Additional information
- Time zone: SST (UTC+8);

= Keppel Island, Singapore =

Small private island of Singapore

Keppel Island is a small private island located in the precinct of HarbourFront in Bukit Merah, Singapore. The island is largely flat, situated in northern part of Keppel Bay, between Singapore's main island and the island of Sentosa.

Keppel Island is connected to Singapore's main island by the 250 m long cable stayed Keppel Bay Bridge, which opened in 2008. Keppel Bay Bridge also carries the lines for electricity, water, and other services to the island.

==History==
The island became prosperous in mid-19th century thanks to the development of the Keppel Harbour. Keppel Island was used for shipbuilding and ship repair operations by Keppel Shipyard until 2000.

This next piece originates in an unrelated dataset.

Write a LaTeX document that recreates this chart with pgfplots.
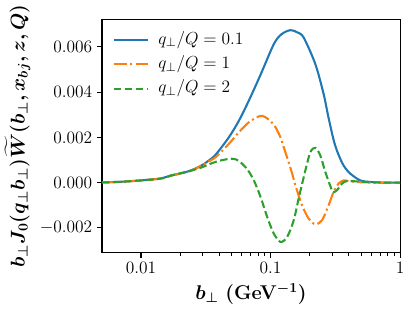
\documentclass[border=0pt]{standalone}
\usepackage{fix-cm}
\usepackage{amsmath}
\usepackage{bm}
\usepackage{pgfplots}
\pgfplotsset{compat=1.18}
\definecolor{tabblue}{HTML}{1F77B4}
\definecolor{taborange}{HTML}{FF7F0E}
\definecolor{tabgreen}{HTML}{2CA02C}
\begin{document}
\begin{tikzpicture}
\path (-72.5pt,-42.5pt) rectangle (226.3pt,182.2pt);
\begin{axis}[
  scale only axis, width=215.5pt, height=168.5pt,
  xmode=log, xmin=0.005, xmax=1, ymin=-0.0031, ymax=0.0072,
  xtick={0.01,0.1,1}, xticklabels={$0.01$,$0.1$,$1$},
  ytick={-0.002,0,0.002,0.004,0.006},
  scaled y ticks=false,
  yticklabel style={/pgf/number format/.cd, fixed, fixed zerofill, precision=3},
  tick align=outside, tick pos=left,
  major tick length=3.5pt, minor tick length=2pt,
  every tick/.style={black, line width=0.8pt},
  minor tick style={line width=0.6pt},
  axis line style={line width=0.8pt},
  ticklabel style={font=\fontsize{12.6}{15}\selectfont},
  label style={font=\fontsize{14.4}{17}\selectfont\boldmath},
  xlabel={$b_\perp$ \textbf{(GeV$^{-1}$)}},
  ylabel={$b_\perp J_0(q_\perp b_\perp)\widetilde{W}(b_\perp, x_{bj}, z, Q)$},
  legend style={draw=none, fill=none, at={(axis description cs:0,1)}, anchor=north west,
    xshift=7.5pt, yshift=-7.5pt, inner sep=0pt, row sep=3.6pt,
    font=\fontsize{12.6}{15}\selectfont,
    nodes={inner sep=1pt, text height=9pt, text depth=3pt},
    /tikz/every odd column/.append style={column sep=6pt}},
  legend cell align=left,
  legend image code/.code={\draw[#1] (0pt,0pt) -- (24.5pt,0pt);},
]
\addplot[tabblue, line width=1.5pt, smooth] table {
0.005 0.00001
0.00702 0.00004
0.010 0.00010
0.01425 0.00019
0.01701 0.00032
0.02031 0.00041
0.02424 0.00054
0.02894 0.00074
0.03306 0.00096
0.03775 0.00124
0.04777 0.00201
0.05705 0.00274
0.06808 0.00363
0.08377 0.00477
0.1060 0.00612
0.1215 0.00656
0.1425 0.00674
0.1613 0.00664
0.1804 0.00641
0.2219 0.00524
0.2570 0.00392
0.2793 0.00292
0.3069 0.00189
0.3274 0.00138
0.3561 0.00089
0.3775 0.00065
0.4125 0.00040
0.4924 0.00010
0.5878 0.00003
0.7667 0.00000
1.0 0.0
};
\addlegendentry{$q_\perp/Q = 0.1$}
\addplot[taborange, line width=1.5pt, smooth, dash pattern=on 9.6pt off 2.4pt on 1.5pt off 2.4pt] table {
0.005 0.00001
0.00702 0.00004
0.010 0.00010
0.01425 0.00018
0.01701 0.00031
0.02031 0.00040
0.02424 0.00052
0.02648 0.00062
0.03162 0.00087
0.03775 0.00113
0.04777 0.00172
0.05705 0.00223
0.06808 0.00267
0.08128 0.00293
0.08679 0.00295
0.09150 0.00289
0.1000 0.00272
0.1093 0.00245
0.1194 0.00200
0.1266 0.00156
0.1344 0.00111
0.1468 0.00041
0.1557 -0.00012
0.1753 -0.00100
0.1971 -0.00159
0.2219 -0.00184
0.2499 -0.00166
0.2807 -0.00100
0.3069 -0.00041
0.3353 -0.00004
0.3663 0.00010
0.4000 0.00007
0.4924 0.00002
0.7017 0.0
1.0 0.0
};
\addlegendentry{$q_\perp/Q = 1$}
\addplot[tabgreen, line width=1.5pt, smooth, dash pattern=on 5.55pt off 2.4pt] table {
0.005 0.00001
0.00702 0.00004
0.010 0.00010
0.01425 0.00018
0.01701 0.00031
0.02031 0.00042
0.02424 0.00053
0.02894 0.00066
0.03563 0.00087
0.04125 0.00098
0.04777 0.00105
0.05193 0.00105
0.05705 0.00096
0.0662 0.00059
0.07439 0.00010
0.08377 -0.00063
0.09433 -0.00152
0.1060 -0.00225
0.1194 -0.00262
0.1344 -0.00240
0.1511 -0.00166
0.1651 -0.00069
0.1858 0.00054
0.2031 0.00135
0.2219 0.00154
0.2424 0.00120
0.2650 0.00047
0.2984 -0.00034
0.3107 -0.00041
0.3274 -0.00032
0.3561 -0.00004
0.3890 0.00007
0.4506 0.00006
0.5675 0.00003
0.7667 0.0
1.0 0.0
};
\addlegendentry{$q_\perp/Q = 2$}
\end{axis}
\end{tikzpicture}
\end{document}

The island was previously known as Pulau Hantu, which means "Ghost Island" in Malay. In 1983, the company that owned the island changed the name to Keppel Island. As the previous name was deemed to be disagreeable for some and Pulau Hantu being the name of another island in Singapore, the government allowed the change.

The island was part of a waterfront luxury development effort in 2008, and it was thereafter connected to the mainland via the construction of the Keppel Bay Bridge.

Today, Keppel Island houses high-end restaurants and a marina for yachts.